* START *

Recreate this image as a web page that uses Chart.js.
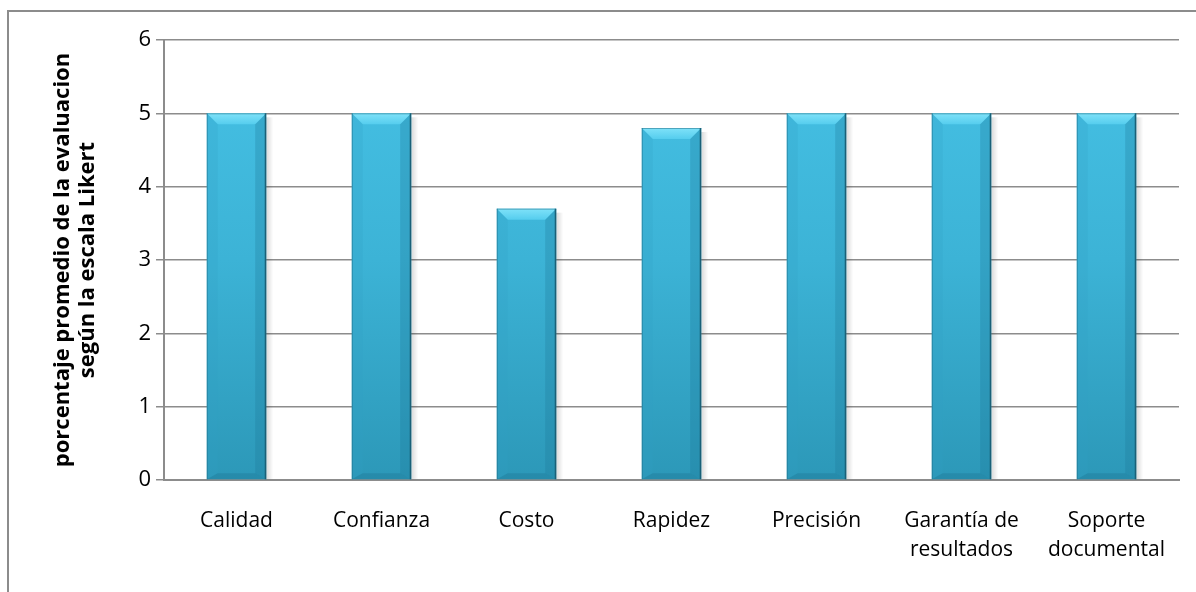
<!DOCTYPE html>
<html>
<head>
    <meta charset="utf-8">
    <style>
        body { margin: 0; background: white; overflow: hidden; }
        #marco {
            position: absolute; left: 7px; top: 10px;
            width: 1230px; height: 620px;
            border: 2px solid #8c8c8c;
        }
        #grafico { position: absolute; left: 0; top: 0; }
    </style>
    <script src="https://cdn.jsdelivr.net/npm/chart.js"></script>
</head>
<body>
    <div id="marco"></div>
    <canvas id="grafico" width="1196" height="592"></canvas>
    <script>
        const categorias = ["Calidad", "Confianza", "Costo", "Rapidez", "Precisión", ["Garantía de", "resultados"], ["Soporte", "documental"]];
        const promedios = [5, 5, 3.7, 4.8, 5, 5, 5];
        const tituloEjeY = ["porcentaje promedio de la evaluacion", "según la escala Likert"];

        const fuente = "'Open Sans', sans-serif";

        // relieve de cada barra: franja clara arriba, bordes laterales y sombra
        const relieve = {
            id: "relieve",
            afterDatasetsDraw(chart) {
                const ctx = chart.ctx;
                chart.getDatasetMeta(0).data.forEach(bar => {
                    const l = bar.x - bar.width / 2, r = bar.x + bar.width / 2;
                    const t = bar.y, b = bar.base;
                    const bev = 11;
                    ctx.save();
                    // sombra a la derecha
                    const sg = ctx.createLinearGradient(r, 0, r + 7, 0);
                    sg.addColorStop(0, "rgba(0,0,0,0.15)");
                    sg.addColorStop(1, "rgba(0,0,0,0)");
                    ctx.fillStyle = sg;
                    ctx.fillRect(r, t + 4, 7, b - t - 4);
                    // franja superior
                    const tg = ctx.createLinearGradient(0, t, 0, t + bev);
                    tg.addColorStop(0, "#7fe2f9");
                    tg.addColorStop(1, "#55cdee");
                    ctx.fillStyle = tg;
                    ctx.beginPath();
                    ctx.moveTo(l, t); ctx.lineTo(r, t);
                    ctx.lineTo(r - bev, t + bev); ctx.lineTo(l + bev, t + bev);
                    ctx.closePath(); ctx.fill();
                    // lado izquierdo
                    ctx.fillStyle = "rgba(50,160,195,0.22)";
                    ctx.beginPath();
                    ctx.moveTo(l, t); ctx.lineTo(l + bev, t + bev);
                    ctx.lineTo(l + bev, b - 6); ctx.lineTo(l, b);
                    ctx.closePath(); ctx.fill();
                    // lado derecho
                    ctx.fillStyle = "rgba(30,120,150,0.28)";
                    ctx.beginPath();
                    ctx.moveTo(r, t); ctx.lineTo(r - bev, t + bev);
                    ctx.lineTo(r - bev, b - 6); ctx.lineTo(r, b);
                    ctx.closePath(); ctx.fill();
                    // base
                    ctx.fillStyle = "rgba(25,110,140,0.3)";
                    ctx.beginPath();
                    ctx.moveTo(l, b); ctx.lineTo(l + bev, b - 6);
                    ctx.lineTo(r - bev, b - 6); ctx.lineTo(r, b);
                    ctx.closePath(); ctx.fill();
                    // borde oscuro
                    ctx.strokeStyle = "#1a6077";
                    ctx.lineWidth = 1.5;
                    ctx.beginPath();
                    ctx.moveTo(r - 0.75, t); ctx.lineTo(r - 0.75, b);
                    ctx.stroke();
                    ctx.strokeStyle = "rgba(28,106,130,0.5)";
                    ctx.lineWidth = 1;
                    ctx.beginPath();
                    ctx.moveTo(l, t + 0.5); ctx.lineTo(r, t + 0.5);
                    ctx.moveTo(l + 0.5, t); ctx.lineTo(l + 0.5, b);
                    ctx.stroke();
                    ctx.restore();
                });
            }
        };

        const ctx = document.getElementById("grafico").getContext("2d");

        new Chart(ctx, {
            type: "bar",
            data: {
                labels: categorias,
                datasets: [{
                    data: promedios,
                    backgroundColor: (c) => {
                        const area = c.chart.chartArea;
                        if (!area) return "#3bb3d6";
                        const g = c.chart.ctx.createLinearGradient(0, area.top, 0, area.bottom);
                        g.addColorStop(0, "#46c2e6");
                        g.addColorStop(0.5, "#3cb3d6");
                        g.addColorStop(1, "#2c98b8");
                        return g;
                    },
                    borderWidth: 0,
                    barPercentage: 0.41,
                    categoryPercentage: 1
                }]
            },
            options: {
                responsive: false,
                animation: false,
                layout: { padding: { left: 10, right: 17, top: 40, bottom: 0 } },
                plugins: {
                    legend: { display: false },
                    tooltip: { enabled: false }
                },
                scales: {
                    x: {
                        grid: { display: false },
                        border: { display: true, color: "#8c8c8c", width: 2 },
                        ticks: {
                            color: "#000",
                            padding: 19,
                            maxRotation: 0,
                            autoSkip: false,
                            font: { family: fuente, size: 21, lineHeight: 1.35 }
                        },
                        afterFit: (s) => { s.height = 112; }
                    },
                    y: {
                        min: 0,
                        max: 6,
                        ticks: {
                            stepSize: 1,
                            color: "#000",
                            padding: 5,
                            font: { family: fuente, size: 22 }
                        },
                        grid: { color: "#8c8c8c", lineWidth: 1.5, tickLength: 8 },
                        border: { display: true, color: "#8c8c8c", width: 2 },
                        title: {
                            display: true,
                            text: tituloEjeY,
                            color: "#000",
                            padding: { top: 40, bottom: 0 },
                            font: { family: fuente, size: 22, weight: "bold", lineHeight: 1.15 }
                        },
                        afterFit: (s) => { s.width = 154; }
                    }
                }
            },
            plugins: [relieve]
        });
    </script>
</body>
</html>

* END *

_WHAT YOU HAVE TO DO:_ Reproduce the full listing above verbatim, with no pictures included.

_SOLUTION:_
Recreate this image as a web page that uses Chart.js.
<!DOCTYPE html>
<html>
<head>
    <meta charset="utf-8">
    <style>
        body { margin: 0; background: white; overflow: hidden; }
        #marco {
            position: absolute; left: 7px; top: 10px;
            width: 1230px; height: 620px;
            border: 2px solid #8c8c8c;
        }
        #grafico { position: absolute; left: 0; top: 0; }
    </style>
    <script src="https://cdn.jsdelivr.net/npm/chart.js"></script>
</head>
<body>
    <div id="marco"></div>
    <canvas id="grafico" width="1196" height="592"></canvas>
    <script>
        const categorias = ["Calidad", "Confianza", "Costo", "Rapidez", "Precisión", ["Garantía de", "resultados"], ["Soporte", "documental"]];
        const promedios = [5, 5, 3.7, 4.8, 5, 5, 5];
        const tituloEjeY = ["porcentaje promedio de la evaluacion", "según la escala Likert"];

        const fuente = "'Open Sans', sans-serif";

        // relieve de cada barra: franja clara arriba, bordes laterales y sombra
        const relieve = {
            id: "relieve",
            afterDatasetsDraw(chart) {
                const ctx = chart.ctx;
                chart.getDatasetMeta(0).data.forEach(bar => {
                    const l = bar.x - bar.width / 2, r = bar.x + bar.width / 2;
                    const t = bar.y, b = bar.base;
                    const bev = 11;
                    ctx.save();
                    // sombra a la derecha
                    const sg = ctx.createLinearGradient(r, 0, r + 7, 0);
                    sg.addColorStop(0, "rgba(0,0,0,0.15)");
                    sg.addColorStop(1, "rgba(0,0,0,0)");
                    ctx.fillStyle = sg;
                    ctx.fillRect(r, t + 4, 7, b - t - 4);
                    // franja superior
                    const tg = ctx.createLinearGradient(0, t, 0, t + bev);
                    tg.addColorStop(0, "#7fe2f9");
                    tg.addColorStop(1, "#55cdee");
                    ctx.fillStyle = tg;
                    ctx.beginPath();
                    ctx.moveTo(l, t); ctx.lineTo(r, t);
                    ctx.lineTo(r - bev, t + bev); ctx.lineTo(l + bev, t + bev);
                    ctx.closePath(); ctx.fill();
                    // lado izquierdo
                    ctx.fillStyle = "rgba(50,160,195,0.22)";
                    ctx.beginPath();
                    ctx.moveTo(l, t); ctx.lineTo(l + bev, t + bev);
                    ctx.lineTo(l + bev, b - 6); ctx.lineTo(l, b);
                    ctx.closePath(); ctx.fill();
                    // lado derecho
                    ctx.fillStyle = "rgba(30,120,150,0.28)";
                    ctx.beginPath();
                    ctx.moveTo(r, t); ctx.lineTo(r - bev, t + bev);
                    ctx.lineTo(r - bev, b - 6); ctx.lineTo(r, b);
                    ctx.closePath(); ctx.fill();
                    // base
                    ctx.fillStyle = "rgba(25,110,140,0.3)";
                    ctx.beginPath();
                    ctx.moveTo(l, b); ctx.lineTo(l + bev, b - 6);
                    ctx.lineTo(r - bev, b - 6); ctx.lineTo(r, b);
                    ctx.closePath(); ctx.fill();
                    // borde oscuro
                    ctx.strokeStyle = "#1a6077";
                    ctx.lineWidth = 1.5;
                    ctx.beginPath();
                    ctx.moveTo(r - 0.75, t); ctx.lineTo(r - 0.75, b);
                    ctx.stroke();
                    ctx.strokeStyle = "rgba(28,106,130,0.5)";
                    ctx.lineWidth = 1;
                    ctx.beginPath();
                    ctx.moveTo(l, t + 0.5); ctx.lineTo(r, t + 0.5);
                    ctx.moveTo(l + 0.5, t); ctx.lineTo(l + 0.5, b);
                    ctx.stroke();
                    ctx.restore();
                });
            }
        };

        const ctx = document.getElementById("grafico").getContext("2d");

        new Chart(ctx, {
            type: "bar",
            data: {
                labels: categorias,
                datasets: [{
                    data: promedios,
                    backgroundColor: (c) => {
                        const area = c.chart.chartArea;
                        if (!area) return "#3bb3d6";
                        const g = c.chart.ctx.createLinearGradient(0, area.top, 0, area.bottom);
                        g.addColorStop(0, "#46c2e6");
                        g.addColorStop(0.5, "#3cb3d6");
                        g.addColorStop(1, "#2c98b8");
                        return g;
                    },
                    borderWidth: 0,
                    barPercentage: 0.41,
                    categoryPercentage: 1
                }]
            },
            options: {
                responsive: false,
                animation: false,
                layout: { padding: { left: 10, right: 17, top: 40, bottom: 0 } },
                plugins: {
                    legend: { display: false },
                    tooltip: { enabled: false }
                },
                scales: {
                    x: {
                        grid: { display: false },
                        border: { display: true, color: "#8c8c8c", width: 2 },
                        ticks: {
                            color: "#000",
                            padding: 19,
                            maxRotation: 0,
                            autoSkip: false,
                            font: { family: fuente, size: 21, lineHeight: 1.35 }
                        },
                        afterFit: (s) => { s.height = 112; }
                    },
                    y: {
                        min: 0,
                        max: 6,
                        ticks: {
                            stepSize: 1,
                            color: "#000",
                            padding: 5,
                            font: { family: fuente, size: 22 }
                        },
                        grid: { color: "#8c8c8c", lineWidth: 1.5, tickLength: 8 },
                        border: { display: true, color: "#8c8c8c", width: 2 },
                        title: {
                            display: true,
                            text: tituloEjeY,
                            color: "#000",
                            padding: { top: 40, bottom: 0 },
                            font: { family: fuente, size: 22, weight: "bold", lineHeight: 1.15 }
                        },
                        afterFit: (s) => { s.width = 154; }
                    }
                }
            },
            plugins: [relieve]
        });
    </script>
</body>
</html>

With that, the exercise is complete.